* _COLLECTED DATA_

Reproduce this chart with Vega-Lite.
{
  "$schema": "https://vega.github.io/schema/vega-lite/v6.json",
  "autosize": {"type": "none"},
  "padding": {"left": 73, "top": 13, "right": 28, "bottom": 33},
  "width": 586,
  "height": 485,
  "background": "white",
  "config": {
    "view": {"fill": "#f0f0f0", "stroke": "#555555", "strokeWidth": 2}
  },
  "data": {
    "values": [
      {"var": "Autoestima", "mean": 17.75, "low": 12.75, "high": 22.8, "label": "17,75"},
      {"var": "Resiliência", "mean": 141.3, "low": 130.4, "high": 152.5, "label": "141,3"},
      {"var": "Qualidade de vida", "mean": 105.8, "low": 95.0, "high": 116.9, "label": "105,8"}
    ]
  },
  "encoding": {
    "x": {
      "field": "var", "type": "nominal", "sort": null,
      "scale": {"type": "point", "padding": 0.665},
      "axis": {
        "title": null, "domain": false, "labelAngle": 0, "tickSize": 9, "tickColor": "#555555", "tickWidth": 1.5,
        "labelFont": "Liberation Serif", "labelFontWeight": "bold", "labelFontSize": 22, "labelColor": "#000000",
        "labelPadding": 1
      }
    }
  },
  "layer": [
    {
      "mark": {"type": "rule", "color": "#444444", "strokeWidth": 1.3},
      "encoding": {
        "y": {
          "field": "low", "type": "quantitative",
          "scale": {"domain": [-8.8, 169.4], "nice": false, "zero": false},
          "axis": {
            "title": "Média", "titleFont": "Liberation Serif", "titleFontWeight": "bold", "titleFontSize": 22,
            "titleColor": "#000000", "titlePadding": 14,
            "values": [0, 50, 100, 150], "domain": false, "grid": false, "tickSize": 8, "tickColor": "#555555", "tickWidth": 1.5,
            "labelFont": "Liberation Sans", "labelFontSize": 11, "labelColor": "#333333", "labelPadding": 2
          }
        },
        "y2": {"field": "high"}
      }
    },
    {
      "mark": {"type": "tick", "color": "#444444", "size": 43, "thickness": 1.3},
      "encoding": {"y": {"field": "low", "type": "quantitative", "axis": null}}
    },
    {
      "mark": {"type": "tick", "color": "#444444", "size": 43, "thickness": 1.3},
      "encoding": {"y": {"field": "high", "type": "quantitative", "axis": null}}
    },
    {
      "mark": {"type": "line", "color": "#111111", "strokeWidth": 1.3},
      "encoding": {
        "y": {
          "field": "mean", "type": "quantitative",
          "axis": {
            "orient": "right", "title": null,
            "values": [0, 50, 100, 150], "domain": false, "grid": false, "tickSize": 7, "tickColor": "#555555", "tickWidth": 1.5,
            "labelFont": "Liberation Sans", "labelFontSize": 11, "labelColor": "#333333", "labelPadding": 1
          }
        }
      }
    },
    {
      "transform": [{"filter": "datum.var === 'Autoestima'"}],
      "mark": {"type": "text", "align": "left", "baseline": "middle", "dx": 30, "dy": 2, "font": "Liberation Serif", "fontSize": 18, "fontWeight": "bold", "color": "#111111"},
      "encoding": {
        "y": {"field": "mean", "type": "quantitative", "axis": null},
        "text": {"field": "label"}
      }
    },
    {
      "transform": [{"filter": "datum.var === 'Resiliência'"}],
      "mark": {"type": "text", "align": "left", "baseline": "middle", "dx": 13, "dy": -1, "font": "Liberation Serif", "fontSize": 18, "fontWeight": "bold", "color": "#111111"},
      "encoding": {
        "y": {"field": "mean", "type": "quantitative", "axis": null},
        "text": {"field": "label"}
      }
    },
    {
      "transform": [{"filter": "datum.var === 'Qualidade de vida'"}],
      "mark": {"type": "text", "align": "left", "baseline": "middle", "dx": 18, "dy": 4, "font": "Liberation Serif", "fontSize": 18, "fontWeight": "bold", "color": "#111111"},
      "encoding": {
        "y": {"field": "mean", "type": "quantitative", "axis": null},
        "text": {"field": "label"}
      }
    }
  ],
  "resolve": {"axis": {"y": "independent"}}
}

* _WRITTEN PROBLEM_
Your task is to reproduce the whole listing exactly.

* _FINISHED ANSWER_
Reproduce this chart with Vega-Lite.
{
  "$schema": "https://vega.github.io/schema/vega-lite/v6.json",
  "autosize": {"type": "none"},
  "padding": {"left": 73, "top": 13, "right": 28, "bottom": 33},
  "width": 586,
  "height": 485,
  "background": "white",
  "config": {
    "view": {"fill": "#f0f0f0", "stroke": "#555555", "strokeWidth": 2}
  },
  "data": {
    "values": [
      {"var": "Autoestima", "mean": 17.75, "low": 12.75, "high": 22.8, "label": "17,75"},
      {"var": "Resiliência", "mean": 141.3, "low": 130.4, "high": 152.5, "label": "141,3"},
      {"var": "Qualidade de vida", "mean": 105.8, "low": 95.0, "high": 116.9, "label": "105,8"}
    ]
  },
  "encoding": {
    "x": {
      "field": "var", "type": "nominal", "sort": null,
      "scale": {"type": "point", "padding": 0.665},
      "axis": {
        "title": null, "domain": false, "labelAngle": 0, "tickSize": 9, "tickColor": "#555555", "tickWidth": 1.5,
        "labelFont": "Liberation Serif", "labelFontWeight": "bold", "labelFontSize": 22, "labelColor": "#000000",
        "labelPadding": 1
      }
    }
  },
  "layer": [
    {
      "mark": {"type": "rule", "color": "#444444", "strokeWidth": 1.3},
      "encoding": {
        "y": {
          "field": "low", "type": "quantitative",
          "scale": {"domain": [-8.8, 169.4], "nice": false, "zero": false},
          "axis": {
            "title": "Média", "titleFont": "Liberation Serif", "titleFontWeight": "bold", "titleFontSize": 22,
            "titleColor": "#000000", "titlePadding": 14,
            "values": [0, 50, 100, 150], "domain": false, "grid": false, "tickSize": 8, "tickColor": "#555555", "tickWidth": 1.5,
            "labelFont": "Liberation Sans", "labelFontSize": 11, "labelColor": "#333333", "labelPadding": 2
          }
        },
        "y2": {"field": "high"}
      }
    },
    {
      "mark": {"type": "tick", "color": "#444444", "size": 43, "thickness": 1.3},
      "encoding": {"y": {"field": "low", "type": "quantitative", "axis": null}}
    },
    {
      "mark": {"type": "tick", "color": "#444444", "size": 43, "thickness": 1.3},
      "encoding": {"y": {"field": "high", "type": "quantitative", "axis": null}}
    },
    {
      "mark": {"type": "line", "color": "#111111", "strokeWidth": 1.3},
      "encoding": {
        "y": {
          "field": "mean", "type": "quantitative",
          "axis": {
            "orient": "right", "title": null,
            "values": [0, 50, 100, 150], "domain": false, "grid": false, "tickSize": 7, "tickColor": "#555555", "tickWidth": 1.5,
            "labelFont": "Liberation Sans", "labelFontSize": 11, "labelColor": "#333333", "labelPadding": 1
          }
        }
      }
    },
    {
      "transform": [{"filter": "datum.var === 'Autoestima'"}],
      "mark": {"type": "text", "align": "left", "baseline": "middle", "dx": 30, "dy": 2, "font": "Liberation Serif", "fontSize": 18, "fontWeight": "bold", "color": "#111111"},
      "encoding": {
        "y": {"field": "mean", "type": "quantitative", "axis": null},
        "text": {"field": "label"}
      }
    },
    {
      "transform": [{"filter": "datum.var === 'Resiliência'"}],
      "mark": {"type": "text", "align": "left", "baseline": "middle", "dx": 13, "dy": -1, "font": "Liberation Serif", "fontSize": 18, "fontWeight": "bold", "color": "#111111"},
      "encoding": {
        "y": {"field": "mean", "type": "quantitative", "axis": null},
        "text": {"field": "label"}
      }
    },
    {
      "transform": [{"filter": "datum.var === 'Qualidade de vida'"}],
      "mark": {"type": "text", "align": "left", "baseline": "middle", "dx": 18, "dy": 4, "font": "Liberation Serif", "fontSize": 18, "fontWeight": "bold", "color": "#111111"},
      "encoding": {
        "y": {"field": "mean", "type": "quantitative", "axis": null},
        "text": {"field": "label"}
      }
    }
  ],
  "resolve": {"axis": {"y": "independent"}}
}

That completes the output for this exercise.